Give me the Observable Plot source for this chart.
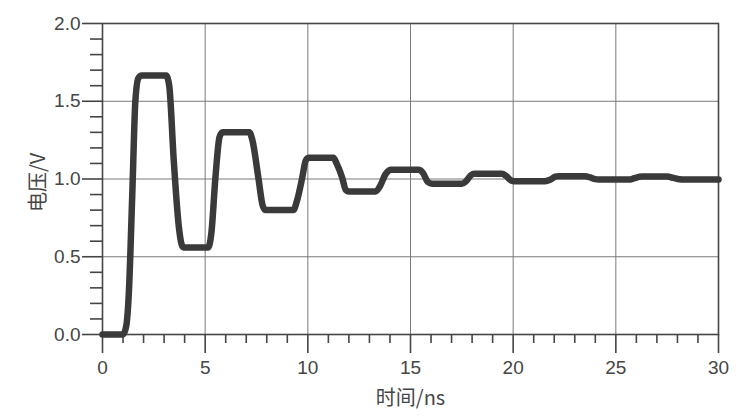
<!DOCTYPE html>
<html>
<head>
<meta charset="utf-8">
<script src="https://cdn.jsdelivr.net/npm/d3@7"></script>
<script src="https://cdn.jsdelivr.net/npm/@observablehq/plot@0.6"></script>
<style>
  html, body { margin: 0; padding: 0; background: #fff; }
  #chart svg { display: block; }
  #chart svg g[aria-label$="tick label"] text { font-family: "Liberation Sans", Arial, sans-serif; font-size: 19px; }
</style>
</head>
<body>
<div id="chart"></div>
<script>
// Time (ns) and voltage (V)
const timeNs = [0, 1.0, 1.15, 1.28, 1.45, 1.6, 1.75, 1.9, 3.1, 3.25, 3.47, 3.72, 3.85, 3.95, 5.15, 5.3, 5.5, 5.7, 5.85,
  7.15, 7.3, 7.6, 7.8, 7.95, 9.3, 9.45, 9.73, 9.9, 10.05, 11.25, 11.4, 11.67, 11.85, 12.0, 13.3, 13.5, 13.78, 13.95, 14.05,
  15.4, 15.6, 15.85, 16.05, 17.5, 17.7, 17.95, 18.1, 19.45, 19.65, 19.9, 20.05, 21.55, 21.8, 22.05, 22.2,
  23.5, 23.75, 24.0, 24.15, 25.7, 25.9, 26.15, 26.3, 27.5, 27.8, 28.1, 28.25, 30];
const voltage = [0, 0, 0.05, 0.26, 0.9, 1.5, 1.65, 1.665, 1.665, 1.6, 1.12, 0.69, 0.58, 0.56, 0.56, 0.65, 1.01, 1.27, 1.30,
  1.30, 1.25, 1.0, 0.83, 0.80, 0.80, 0.85, 1.01, 1.12, 1.136, 1.136, 1.10, 1.01, 0.93, 0.92, 0.92, 0.95, 1.03, 1.055, 1.059,
  1.059, 1.04, 0.98, 0.969, 0.969, 0.985, 1.025, 1.033, 1.033, 1.02, 0.99, 0.986, 0.986, 0.995, 1.015, 1.018,
  1.018, 1.01, 0.999, 0.997, 0.997, 1.005, 1.014, 1.016, 1.016, 1.007, 0.998, 0.997, 0.997];

const xMajorTicks = [0, 5, 10, 15, 20, 25, 30];
const xMinorTicks = [1,2,3,4,6,7,8,9,11,12,13,14,16,17,18,19,21,22,23,24,26,27,28,29];
const yMajorTicks = [0, 0.5, 1.0, 1.5, 2.0];
const yMinorTicks = [0.1,0.2,0.3,0.4,0.6,0.7,0.8,0.9,1.1,1.2,1.3,1.4,1.6,1.7,1.8,1.9];
const xGrid = [5, 10, 15, 20, 25];
const yGrid = [0.5, 1.0, 1.5];
const xLabel = "时间/ns";
const yLabel = "电压/V";

const data = timeNs.map((t, i) => ({t, v: voltage[i]}));
const ink = "#454545";
const numFont = "'Liberation Sans', Arial, sans-serif";
const cjkFont = "'Noto Sans CJK SC', sans-serif";

const chart = Plot.plot({
  width: 755,
  height: 420,
  marginLeft: 102,
  marginRight: 37,
  marginTop: 23,
  marginBottom: 86,
  style: {fontFamily: numFont, fontSize: "19px", color: ink, background: "#fff"},
  x: {domain: [0, 30]},
  y: {domain: [0, 2.0]},
  marks: [
    Plot.gridX(xGrid, {stroke: "#7a7a7a", strokeOpacity: 1, strokeWidth: 1}),
    Plot.gridY(yGrid, {stroke: "#7a7a7a", strokeOpacity: 1, strokeWidth: 1}),
    Plot.frame({stroke: ink, strokeWidth: 1.6}),
    Plot.axisX(xMajorTicks, {tickSize: 19, tickPadding: 7, fontSize: 19, stroke: ink, strokeWidth: 1.6, fill: ink, tickFormat: d => String(d), label: null}),
    Plot.axisX(xMinorTicks, {tickSize: 9, text: null, stroke: ink, strokeWidth: 1.6, label: null}),
    Plot.axisY(yMajorTicks, {tickSize: 20, tickPadding: 2, fontSize: 19, stroke: ink, strokeWidth: 1.6, fill: ink, tickFormat: d => d.toFixed(1), label: null}),
    Plot.axisY(yMinorTicks, {tickSize: 12, text: null, stroke: ink, strokeWidth: 1.6, label: null}),
    Plot.line(data, {x: "t", y: "v", stroke: "#3a3a3a", strokeWidth: 6.5, curve: "monotone-x", strokeLinejoin: "round", strokeLinecap: "round"}),
    Plot.text([xLabel], {frameAnchor: "bottom", dy: 64, text: d => d, fontSize: 20, fill: ink, fontFamily: cjkFont, lineAnchor: "middle"}),
    Plot.text([yLabel], {frameAnchor: "left", dx: -64, dy: 33, rotate: -90, text: d => d, fontSize: 20, fill: ink, fontFamily: cjkFont, lineAnchor: "middle"})
  ]
});
document.getElementById("chart").appendChild(chart);
</script>
</body>
</html>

###

▶ _Requirement_
Transcribe the preceding listing in its entirety and with exact wording, leaving out pictures.

▶ _Solution for this task_
Give me the Observable Plot source for this chart.
<!DOCTYPE html>
<html>
<head>
<meta charset="utf-8">
<script src="https://cdn.jsdelivr.net/npm/d3@7"></script>
<script src="https://cdn.jsdelivr.net/npm/@observablehq/plot@0.6"></script>
<style>
  html, body { margin: 0; padding: 0; background: #fff; }
  #chart svg { display: block; }
  #chart svg g[aria-label$="tick label"] text { font-family: "Liberation Sans", Arial, sans-serif; font-size: 19px; }
</style>
</head>
<body>
<div id="chart"></div>
<script>
// Time (ns) and voltage (V)
const timeNs = [0, 1.0, 1.15, 1.28, 1.45, 1.6, 1.75, 1.9, 3.1, 3.25, 3.47, 3.72, 3.85, 3.95, 5.15, 5.3, 5.5, 5.7, 5.85,
  7.15, 7.3, 7.6, 7.8, 7.95, 9.3, 9.45, 9.73, 9.9, 10.05, 11.25, 11.4, 11.67, 11.85, 12.0, 13.3, 13.5, 13.78, 13.95, 14.05,
  15.4, 15.6, 15.85, 16.05, 17.5, 17.7, 17.95, 18.1, 19.45, 19.65, 19.9, 20.05, 21.55, 21.8, 22.05, 22.2,
  23.5, 23.75, 24.0, 24.15, 25.7, 25.9, 26.15, 26.3, 27.5, 27.8, 28.1, 28.25, 30];
const voltage = [0, 0, 0.05, 0.26, 0.9, 1.5, 1.65, 1.665, 1.665, 1.6, 1.12, 0.69, 0.58, 0.56, 0.56, 0.65, 1.01, 1.27, 1.30,
  1.30, 1.25, 1.0, 0.83, 0.80, 0.80, 0.85, 1.01, 1.12, 1.136, 1.136, 1.10, 1.01, 0.93, 0.92, 0.92, 0.95, 1.03, 1.055, 1.059,
  1.059, 1.04, 0.98, 0.969, 0.969, 0.985, 1.025, 1.033, 1.033, 1.02, 0.99, 0.986, 0.986, 0.995, 1.015, 1.018,
  1.018, 1.01, 0.999, 0.997, 0.997, 1.005, 1.014, 1.016, 1.016, 1.007, 0.998, 0.997, 0.997];

const xMajorTicks = [0, 5, 10, 15, 20, 25, 30];
const xMinorTicks = [1,2,3,4,6,7,8,9,11,12,13,14,16,17,18,19,21,22,23,24,26,27,28,29];
const yMajorTicks = [0, 0.5, 1.0, 1.5, 2.0];
const yMinorTicks = [0.1,0.2,0.3,0.4,0.6,0.7,0.8,0.9,1.1,1.2,1.3,1.4,1.6,1.7,1.8,1.9];
const xGrid = [5, 10, 15, 20, 25];
const yGrid = [0.5, 1.0, 1.5];
const xLabel = "时间/ns";
const yLabel = "电压/V";

const data = timeNs.map((t, i) => ({t, v: voltage[i]}));
const ink = "#454545";
const numFont = "'Liberation Sans', Arial, sans-serif";
const cjkFont = "'Noto Sans CJK SC', sans-serif";

const chart = Plot.plot({
  width: 755,
  height: 420,
  marginLeft: 102,
  marginRight: 37,
  marginTop: 23,
  marginBottom: 86,
  style: {fontFamily: numFont, fontSize: "19px", color: ink, background: "#fff"},
  x: {domain: [0, 30]},
  y: {domain: [0, 2.0]},
  marks: [
    Plot.gridX(xGrid, {stroke: "#7a7a7a", strokeOpacity: 1, strokeWidth: 1}),
    Plot.gridY(yGrid, {stroke: "#7a7a7a", strokeOpacity: 1, strokeWidth: 1}),
    Plot.frame({stroke: ink, strokeWidth: 1.6}),
    Plot.axisX(xMajorTicks, {tickSize: 19, tickPadding: 7, fontSize: 19, stroke: ink, strokeWidth: 1.6, fill: ink, tickFormat: d => String(d), label: null}),
    Plot.axisX(xMinorTicks, {tickSize: 9, text: null, stroke: ink, strokeWidth: 1.6, label: null}),
    Plot.axisY(yMajorTicks, {tickSize: 20, tickPadding: 2, fontSize: 19, stroke: ink, strokeWidth: 1.6, fill: ink, tickFormat: d => d.toFixed(1), label: null}),
    Plot.axisY(yMinorTicks, {tickSize: 12, text: null, stroke: ink, strokeWidth: 1.6, label: null}),
    Plot.line(data, {x: "t", y: "v", stroke: "#3a3a3a", strokeWidth: 6.5, curve: "monotone-x", strokeLinejoin: "round", strokeLinecap: "round"}),
    Plot.text([xLabel], {frameAnchor: "bottom", dy: 64, text: d => d, fontSize: 20, fill: ink, fontFamily: cjkFont, lineAnchor: "middle"}),
    Plot.text([yLabel], {frameAnchor: "left", dx: -64, dy: 33, rotate: -90, text: d => d, fontSize: 20, fill: ink, fontFamily: cjkFont, lineAnchor: "middle"})
  ]
});
document.getElementById("chart").appendChild(chart);
</script>
</body>
</html>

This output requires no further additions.